Maybe I’m missing something but I can’t wait to ditch it.

>I do myself a favor and always avoid Oracle and MySql/MariaDB.

So what's wrong with MySQL or MariaDB?

  • And although you didn't ask, I'll list what's wrong with Oracle. It's very simple.

    Oracle treats empty strings as being NULL.

    Anyone who's never used Oracle before in their life is probably wondering if I'm making it up. I'm not. In Oracle, inserting '' in a VARCHAR column is exactly the same as inserting NULL. And if there's a NOT NULL column, you're not allowed to store the empty string in there.

    Which means that in Oracle, you do not have any way of distinguishing "I don't know the person's middle name" vs. "I know what the person's middle name is: he/she doesn't have one".

    There are apparently historical reasons for this, but I don't care. The empty string is NOT the same as NULL, and any software that treats them as the same IS BUGGY!

    Sorry. Had to get that off my chest. I know I'm answering a question you didn't ask, but that has been bothering me for nearly 25 years (I first learned about this misfeature of Oracle's in 2002 or 2003), and I just had to vent to somebody who would understand.

    • I'll list what's wrong with Oracle

      Very interesting (and hopefully cathartic). I never got past "it involves doing business with Oracle".

  • 1. No transactional DDL

    2. No MERGE statement

    3. No partial indices

    4. Many ways to lock out instant add table, meaning you can’t add a column without a full table write, which can lock the table for minutes at a time in even moderately sized tables.

    5. Dealing with legacy mysql databases often means dealing with utf8mb3, which used to be the default utf8 data type despite not storing all utf8

    6. Dealing with all but the most recent mysql databases means dealing with non strict mode which means your NOT NULL column won’t require a value.

    • If you are talking about SQL Server, the MERGE statement is basically a bug minefield, I wouldn't use it unless I wanted to deadlock myself.

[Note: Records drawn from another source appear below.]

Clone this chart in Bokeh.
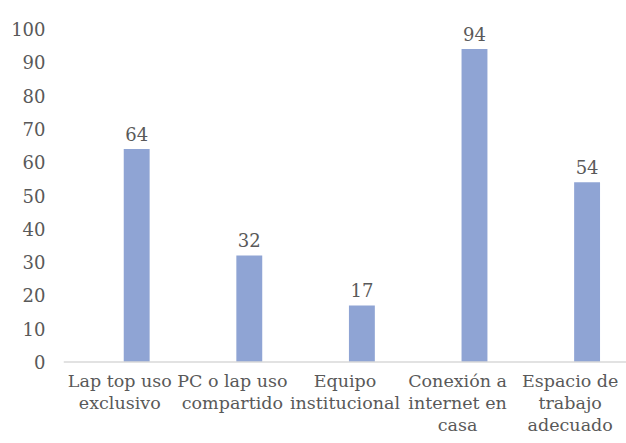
from bokeh.plotting import figure
from bokeh.models import ColumnDataSource, FixedTicker, Span
from bokeh.transform import dodge
from bokeh.core.properties import value
from bokeh.embed import file_html
from bokeh.resources import INLINE

# Categories (multi-line labels) and percentages
categories = [
    "Lap top uso\nexclusivo",
    "PC o lap uso\ncompartido",
    "Equipo\ninstitucional",
    "Conexión a\ninternet en\ncasa",
    "Espacio de\ntrabajo\nadecuado",
]
values = [64, 32, 17, 94, 54]
y_ticks = [0, 10, 20, 30, 40, 50, 60, 70, 80, 90, 100]

FONT = "DejaVu Serif"
FONT_SIZE = "18px"
CAT_FONT_SIZE = "17.5px"
TEXT_COLOR = "#595959"
BAR_COLOR = "#8fa4d4"

source = ColumnDataSource(data=dict(cat=categories, val=values,
                                    lbl=[str(v) for v in values],
                                    base=[0] * len(values)))

# The frame runs down to the bottom edge so the category names can sit
# below the zero line inside it.
p = figure(
    width=626, height=443,
    x_range=categories, y_range=(-24.5, 108),
    output_backend="svg", toolbar_location=None,
    min_border_left=63, min_border_right=0,
    min_border_top=2, min_border_bottom=0,
)

bar_x = dodge("cat", 0.15, range=p.x_range)
p.vbar(x=bar_x, top="val", bottom=0, width=0.23, source=source,
       fill_color=BAR_COLOR, line_color=None)

# zero line
p.add_layout(Span(location=0, dimension="width",
                  line_color="#d9d9d9", line_width=1.5))

# value labels above the bars
p.text(x=bar_x, y="val", text="lbl", source=source,
       text_align="center", text_baseline="alphabetic", y_offset=-15,
       text_font=value(FONT), text_font_size=FONT_SIZE, text_color=TEXT_COLOR)

# category names under the zero line
p.text(x="cat", y="base", text="cat", source=source,
       text_align="center", text_baseline="top", y_offset=9,
       text_line_height=1.1,
       text_font=value(FONT), text_font_size=CAT_FONT_SIZE, text_color=TEXT_COLOR)

p.xgrid.grid_line_color = None
p.ygrid.grid_line_color = None
p.outline_line_color = None
p.background_fill_color = "white"
p.border_fill_color = "white"

p.xaxis.visible = False

p.yaxis.ticker = FixedTicker(ticks=y_ticks)
p.yaxis.axis_line_color = None
p.yaxis.major_tick_line_color = None
p.yaxis.minor_tick_line_color = None
p.yaxis.major_label_standoff = 12
p.yaxis.major_label_text_font = FONT
p.yaxis.major_label_text_font_size = FONT_SIZE
p.yaxis.major_label_text_color = TEXT_COLOR

open("out.html", "w").write(file_html(p, INLINE))
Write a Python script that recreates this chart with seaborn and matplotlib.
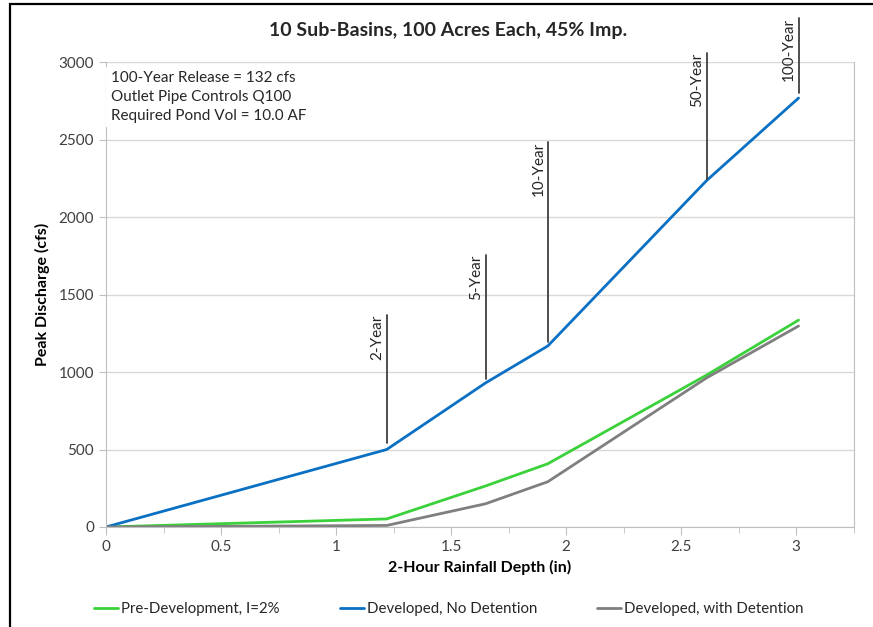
import numpy as np
import pandas as pd
import matplotlib
matplotlib.use("Agg")
import matplotlib.pyplot as plt
from matplotlib.patches import Rectangle
from matplotlib.ticker import MultipleLocator
import seaborn as sns

# 降雨深度 (in) 和峰值流量 (cfs)
rain_depth = [0.0, 1.22, 1.65, 1.92, 2.61, 3.01]
pre_dev = [0, 52, 265, 408, 980, 1335]
dev_no_det = [0, 500, 930, 1168, 2235, 2768]
dev_det = [0, 10, 150, 292, 962, 1297]

series_names = ["Pre-Development, I=2%", "Developed, No Detention", "Developed, with Detention"]
series_colors = ["#3ad13a", "#0a70c4", "#7f7f7f"]

# 重现期标注: 名称, x, 线底, 线顶
storm_labels = ["2-Year", "5-Year", "10-Year", "50-Year", "100-Year"]
storm_x = [1.22, 1.65, 1.92, 2.61, 3.01]
storm_bottom = [545, 955, 1195, 2245, 2800]
storm_top = [1370, 1755, 2485, 3060, 3285]

note_lines = ["100-Year Release = 132 cfs", "Outlet Pipe Controls Q100", "Required Pond Vol = 10.0 AF"]

df = pd.concat([
    pd.DataFrame({"rain": rain_depth, "q": vals, "series": name})
    for name, vals in zip(series_names, [pre_dev, dev_no_det, dev_det])
])

sns.set_style("white")
plt.rcParams["font.family"] = ["Lato", "DejaVu Sans"]

fig = plt.figure(figsize=(8.73, 6.27), dpi=100)
ax = fig.add_axes([0.1214, 0.1595, 0.8566, 0.7415])

sns.lineplot(data=df, x="rain", y="q", hue="series", palette=series_colors,
             hue_order=series_names, linewidth=2, ax=ax, legend=False)

ax.set_xlim(0, 3.25)
ax.set_ylim(0, 3000)
ax.xaxis.set_minor_locator(MultipleLocator(0.25))
ax.yaxis.set_major_locator(MultipleLocator(500))
ax.set_xticks([0, 0.5, 1, 1.5, 2, 2.5, 3])
ax.set_xticklabels(["0", "0.5", "1", "1.5", "2", "2.5", "3"])
ax.grid(axis="y", color="#d9d9d9", linewidth=1)
ax.set_axisbelow(True)
for side in ["left", "bottom", "right"]:
    ax.spines[side].set_color("#bfbfbf")
ax.spines["top"].set_visible(False)
ax.tick_params(axis="both", which="both", direction="out", colors="#bfbfbf",
               labelcolor="#404040", labelsize=11)
ax.tick_params(axis="x", which="major", length=6, bottom=True)
ax.tick_params(axis="x", which="minor", length=4, bottom=True)
ax.tick_params(axis="y", which="major", length=5, left=True)

ax.set_xlabel("2-Hour Rainfall Depth (in)", fontsize=11.5, fontweight="bold", color="#000000")
ax.set_ylabel("Peak Discharge (cfs)", fontsize=11.5, fontweight="bold", color="#000000", labelpad=6)
fig.text(0.513, 0.952, "10 Sub-Basins, 100 Acres Each, 45% Imp.", ha="center", va="center",
         fontsize=14, fontweight="bold")

for name, x, y0, y1 in zip(storm_labels, storm_x, storm_bottom, storm_top):
    ax.plot([x, x], [y0, y1], color="#404040", linewidth=1.3, clip_on=False)
    ax.text(x - 0.01, y1, name, rotation=90, ha="right", va="top",
            fontsize=11, color="#262626", clip_on=False)

ax.text(0.02, 2940, "\n".join(note_lines), ha="left", va="top", fontsize=11,
        color="#262626", linespacing=1.45,
        bbox=dict(facecolor="white", edgecolor="none", pad=3))

handles = [plt.Line2D([], [], color=c, linewidth=2) for c in series_colors]
fig.legend(handles, series_names, loc="center", bbox_to_anchor=(0.514, 0.028),
           ncol=3, frameon=False, fontsize=10.8, handlelength=1.6, handletextpad=0.2,
           columnspacing=4.0)

# 外框线
fig.patches.append(Rectangle((10 / 873, -0.2), 1.2, 1.2 - 4 / 627, transform=fig.transFigure,
                             fill=False, edgecolor="black", linewidth=1.6))

fig.savefig("out.png", dpi=100)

  • Don't know of anything wrong with MariaDB, but there used to be plenty wrong with MySQL. To give the most egregious example (THANKFULLY fixed in MariaDB, but was present in MySQL for the longest time), inserting the value 128 into a TINYINT column (signed 8-bit int) would clamp the value rather than returning an error. Which might be what you want... except if that was a primary key column. Marvel at the following, which used to be how MySQL behaved:

    Note: the below taken nearly verbatim from https://sql-info.de/mysql/referential-integrity.html#3_5

      CREATE DATABASE foo;
      USE foo;
      CREATE TABLE one ( id TINYINT NOT NULL PRIMARY KEY ) TYPE=InnoDB ;
      CREATE TABLE two (
        id TINYINT NOT NULL PRIMARY KEY,
        INDEX (id),
        CONSTRAINT id_fkey FOREIGN KEY (id) REFERENCES one(id)
      ) TYPE=InnoDB ;
    

    Now that we've created both tables, let's insert a record into table one:

      INSERT INTO one VALUES (127);
    

    And now let's insert a record with a different primary key into table two:

      INSERT INTO two VALUES (128);
    

    MariaDB will give you an error at this point (ERROR 1264 (22003): Out of range value for column 'id' at row 1), but MySQL (at least back when I tried this about ten years ago, which was the last time I was forced to work with MySQL — and I am so glad I never have to go back!) would return no error message and just say "Query OK, 1 row affected (0.009 sec)".

    Now let's select the value we inserted into table "two":

      SELECT * FROM two;
    

    And what do we see? The value 127, even though we inserted 128. Which has created a foreign-key relationship to table "one" that we never intended to put in there.

    There are other reasons why MySQL was inadequate, but I no longer remember them. Probably MariaDB has fixed them by now. But I no longer have to use MySQL/MariaDB for anything, and I never want to go back. I have a VERY strong averse reaction, caused by past pain, when I think of using MariaDB. (I actually spun up a virtual machine to test what I wrote here, because there's no way I was going to install MariaDB on my primary work machine).

  • Just a set of things too minor to move off of it but annoying enough to not want to start with it.

    My list:

    No `explain (analyze,buffers)`. Instant DDL has some warts (e.g. fk, metadata locks). Query planning bugs (actually... query planning in general is disappointing). Exiting the repl doesn't stop queries. Implicit type casting. Replication lag from large DDL (e.g. creating an index). Lack of two phase DDL (creating constraints NOT VALID and then VALIDATE later). Lack of extensions (e.g. pg_vector). No safe access to inspect buffer cache. AWS Aurora seems to only add shiny new things to Postgres. And more.

    Again, none of this is quite enough to migrate off of it for an established system, but certainly enough to avoid it on a new project.

I also miss clustered indexes, datetimeoffest, plan caching and query hints from MSSQL.